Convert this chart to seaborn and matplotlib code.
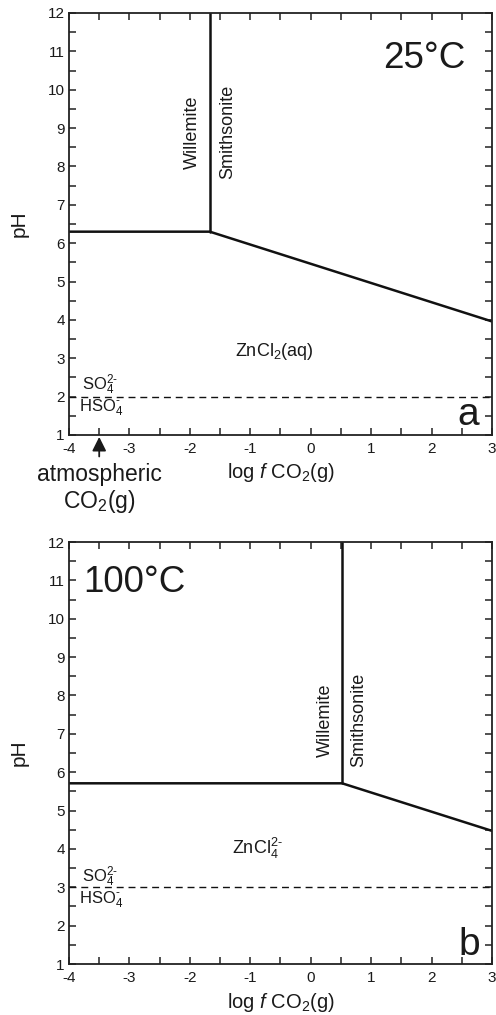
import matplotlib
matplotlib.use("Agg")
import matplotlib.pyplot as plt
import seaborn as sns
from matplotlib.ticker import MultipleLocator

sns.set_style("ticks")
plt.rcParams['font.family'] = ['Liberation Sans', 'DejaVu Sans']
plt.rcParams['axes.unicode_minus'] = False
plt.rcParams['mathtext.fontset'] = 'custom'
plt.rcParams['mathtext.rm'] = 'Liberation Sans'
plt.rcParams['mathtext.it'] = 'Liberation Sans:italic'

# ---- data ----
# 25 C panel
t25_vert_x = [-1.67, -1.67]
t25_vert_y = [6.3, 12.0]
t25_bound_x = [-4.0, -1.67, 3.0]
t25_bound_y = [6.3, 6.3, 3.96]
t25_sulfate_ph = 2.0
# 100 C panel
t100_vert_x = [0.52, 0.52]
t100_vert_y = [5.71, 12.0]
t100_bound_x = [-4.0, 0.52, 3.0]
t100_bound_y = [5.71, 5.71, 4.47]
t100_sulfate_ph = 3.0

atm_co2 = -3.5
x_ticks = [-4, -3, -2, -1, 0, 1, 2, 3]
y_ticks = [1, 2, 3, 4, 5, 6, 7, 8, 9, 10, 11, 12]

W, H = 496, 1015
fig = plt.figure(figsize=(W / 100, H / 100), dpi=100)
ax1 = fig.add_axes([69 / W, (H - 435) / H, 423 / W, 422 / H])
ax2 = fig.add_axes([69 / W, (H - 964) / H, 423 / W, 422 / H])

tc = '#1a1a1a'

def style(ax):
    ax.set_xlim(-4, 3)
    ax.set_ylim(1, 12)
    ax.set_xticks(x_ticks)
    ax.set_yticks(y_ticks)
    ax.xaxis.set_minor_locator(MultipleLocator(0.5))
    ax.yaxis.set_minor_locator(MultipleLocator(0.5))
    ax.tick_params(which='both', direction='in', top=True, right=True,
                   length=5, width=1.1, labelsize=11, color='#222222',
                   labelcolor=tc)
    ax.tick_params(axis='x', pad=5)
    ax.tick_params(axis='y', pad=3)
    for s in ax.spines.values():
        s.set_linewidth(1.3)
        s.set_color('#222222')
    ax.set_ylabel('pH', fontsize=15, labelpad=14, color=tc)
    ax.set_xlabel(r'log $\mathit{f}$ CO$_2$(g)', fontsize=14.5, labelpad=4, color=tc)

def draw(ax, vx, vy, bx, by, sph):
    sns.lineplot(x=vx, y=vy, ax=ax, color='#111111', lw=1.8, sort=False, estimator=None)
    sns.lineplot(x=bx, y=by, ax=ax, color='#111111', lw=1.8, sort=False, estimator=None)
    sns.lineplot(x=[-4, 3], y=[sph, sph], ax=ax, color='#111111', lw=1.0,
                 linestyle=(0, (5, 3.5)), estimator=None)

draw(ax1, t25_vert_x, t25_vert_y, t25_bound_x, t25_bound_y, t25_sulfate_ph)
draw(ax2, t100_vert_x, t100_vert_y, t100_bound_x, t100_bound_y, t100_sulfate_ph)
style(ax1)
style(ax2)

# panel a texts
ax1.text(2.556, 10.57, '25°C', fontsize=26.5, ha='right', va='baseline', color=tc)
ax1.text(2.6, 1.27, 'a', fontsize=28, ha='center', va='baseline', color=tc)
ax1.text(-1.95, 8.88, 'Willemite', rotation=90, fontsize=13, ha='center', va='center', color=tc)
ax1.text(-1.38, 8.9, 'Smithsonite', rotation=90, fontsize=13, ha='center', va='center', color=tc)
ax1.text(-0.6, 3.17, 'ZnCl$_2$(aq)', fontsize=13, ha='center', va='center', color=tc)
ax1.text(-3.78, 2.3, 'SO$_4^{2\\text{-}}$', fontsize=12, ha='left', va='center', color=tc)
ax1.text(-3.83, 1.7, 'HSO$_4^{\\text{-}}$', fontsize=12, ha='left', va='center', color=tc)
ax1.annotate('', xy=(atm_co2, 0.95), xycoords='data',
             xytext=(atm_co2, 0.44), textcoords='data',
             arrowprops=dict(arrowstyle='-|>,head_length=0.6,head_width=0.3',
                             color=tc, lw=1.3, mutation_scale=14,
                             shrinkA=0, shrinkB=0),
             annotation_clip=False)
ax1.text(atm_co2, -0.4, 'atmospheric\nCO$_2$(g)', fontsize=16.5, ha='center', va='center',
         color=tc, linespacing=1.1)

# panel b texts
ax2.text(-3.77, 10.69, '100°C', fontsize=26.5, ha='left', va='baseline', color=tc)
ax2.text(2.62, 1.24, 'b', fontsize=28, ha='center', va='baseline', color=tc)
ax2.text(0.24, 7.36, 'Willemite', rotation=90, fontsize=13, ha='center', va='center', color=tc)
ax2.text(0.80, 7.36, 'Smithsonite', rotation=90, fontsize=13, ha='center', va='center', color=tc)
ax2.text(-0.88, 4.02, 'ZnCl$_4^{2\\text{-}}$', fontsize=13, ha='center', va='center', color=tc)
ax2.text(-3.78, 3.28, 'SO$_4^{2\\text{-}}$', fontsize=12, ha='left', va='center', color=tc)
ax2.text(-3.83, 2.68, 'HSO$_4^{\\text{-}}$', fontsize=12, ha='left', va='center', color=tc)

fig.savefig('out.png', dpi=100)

- **Given task**:
Which lines hold the word "seaborn"? Copy every one of them.

- **Task solution**:
Convert this chart to seaborn and matplotlib code.
import seaborn as sns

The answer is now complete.